但しその場合の条件として、男性で最低42年6ヶ月以上、女性は最低41年6ヶ月以上の保険料納付期間が必要です。

更に繰り上げの減額率は、支給開始年齢に足りない年数ごとに1%ですが、更に62歳未満の場合は、年ごとに2%の減額が行われます。

年金保険料納付

被用者は、毎月の給与から自動的に天引きされます。

自営業者は5,8,11,2月のそれぞれ16日の、1年4回に分けて、年金保険料を納めます。

年金受給額

年金受給条件を満たす者の、最低受給年金額は、Assegno sociale(65歳3ヶ月以上の条件を満たす生活困窮者が受給できる生活保護の類)の1.5倍以上であることが法律で保証されています。

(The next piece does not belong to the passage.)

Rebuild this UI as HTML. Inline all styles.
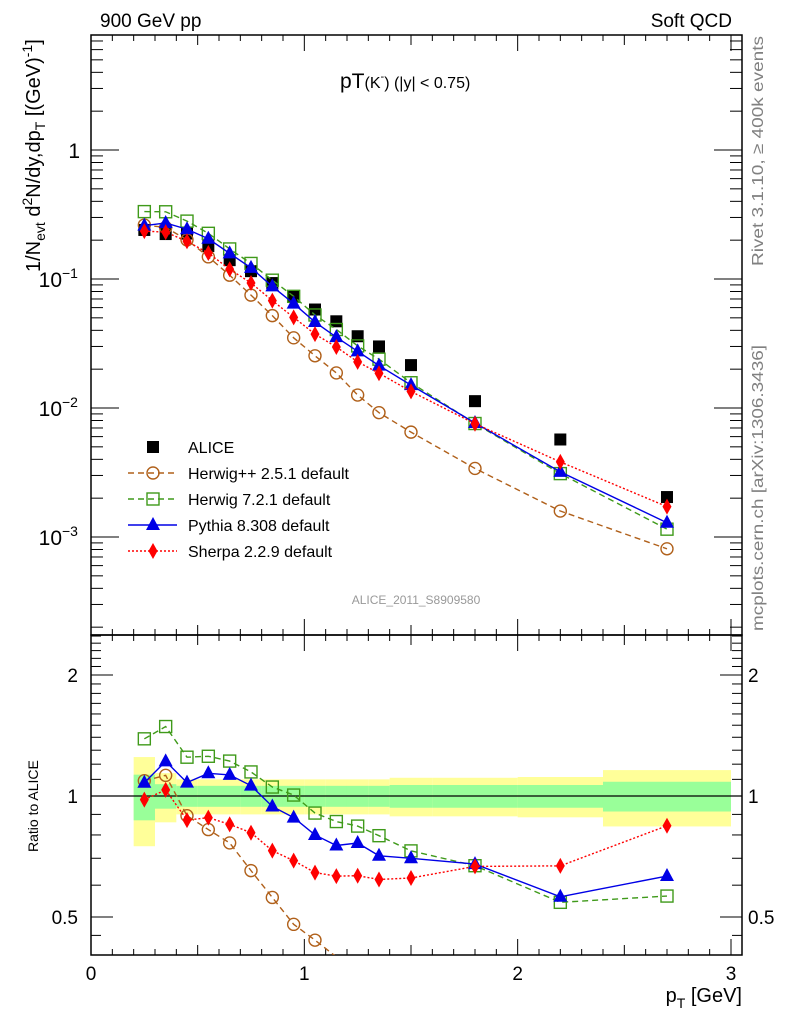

Assegno socialeの支給最高額は、毎年の物価上昇率等を考慮した上で計算されますが、2014年度実績で、年間5818€93¢であった為、年金受給者の最低保証額は、年間8728€395¢以上が保証されていたことになります。

遺族年金

法律に基づき、死亡した被保険者が有年金受給資格者であった場合に、残された遺族に対して支給されるもので、以下が、遺族年金の有資格者に該当します。

イタリア語で、Pensione di reversibilitàと言います。

配偶者

配偶者
条件なし。
別居した配偶者
別居の判決が出る前までに、亡くなった直接年金受給資格者がINPSに加入し、尚且つ、別居の原因が同じく直接年金受給資格者側にある判決が出ており、更に扶助料(assegno alimentare)の資格者であった別居した配偶者。
離婚した配偶者
離婚手当(assegno di divorzio)が判決で認められた者で、新たな結婚をしていない離婚した配偶者、もしくは亡くなった直接年金受給資格者が再婚していた場合、離婚した配偶者と現在の配偶者間の配分は、判事に拠って定められます。

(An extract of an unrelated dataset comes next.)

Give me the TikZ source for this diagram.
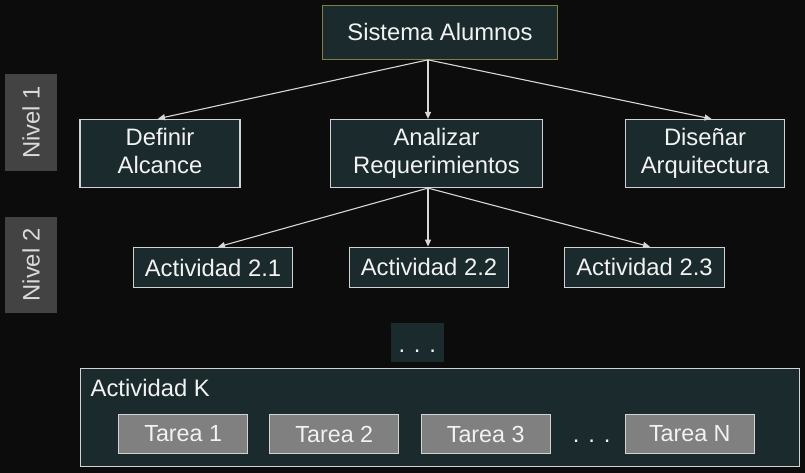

イタリアでの別居・離婚に関するページもご一読下さい。

18歳未満の子
条件なし。
21歳までの子
21歳までの中・高校生で、亡くなった年金資格者の扶養者であった者、尚且つ、働いていない者。
26歳までの子
26歳までの大学生で、亡くなった年金資格者の扶養者であった者、尚且つ、働いていない者。
ハンディキャップを持つ子
年齢に関係なく、亡くなった年金資格者の扶養者であったハンディーキャップを持つ者。

その他、亡くなった年金資格者の、未婚の兄弟で働くことが出来ない者、老齢年金の受給資格が無い両親なども、遺族年金の受給資格者となる場合がありますが、今回は一般的な例として、配偶者と子の遺族年金について、説明しました。

遺族年金の受給額

亡くなった直接年金受給者が受け取るべき額のうち、下記に定められた額が遺族年金受給資格者に給付されます。

ちなみに子供とは、前述の条件を満たす子供に限定され、条件を満たす子供が居ない場合は、配偶者のみ分の給付となります。

配偶者のみ
60%
配偶者+子供1人
80%
配偶者+子供2人以上
100%

遺族年金の減額制度

国が定める年金受給最低額3倍以上の収入(年収約26000€以上)がある者については、25%の遺族年金減額が実施されます。

他、収入額に拠って最大で50%までの減額が実施されます。

が、未成年の子供、学生、ハンディーキャップがある者が核家族内に居る場合、減額は実施されません。

イタリアの年金制度を知る

今回、イタリア年金制度の概要をまとめましたが、詳細については、イタリア年金制度本体INPSのサイトに大変詳しく説明があります。

イタリアで長く生活している方などは、一度、目を通してみると良いでしょう。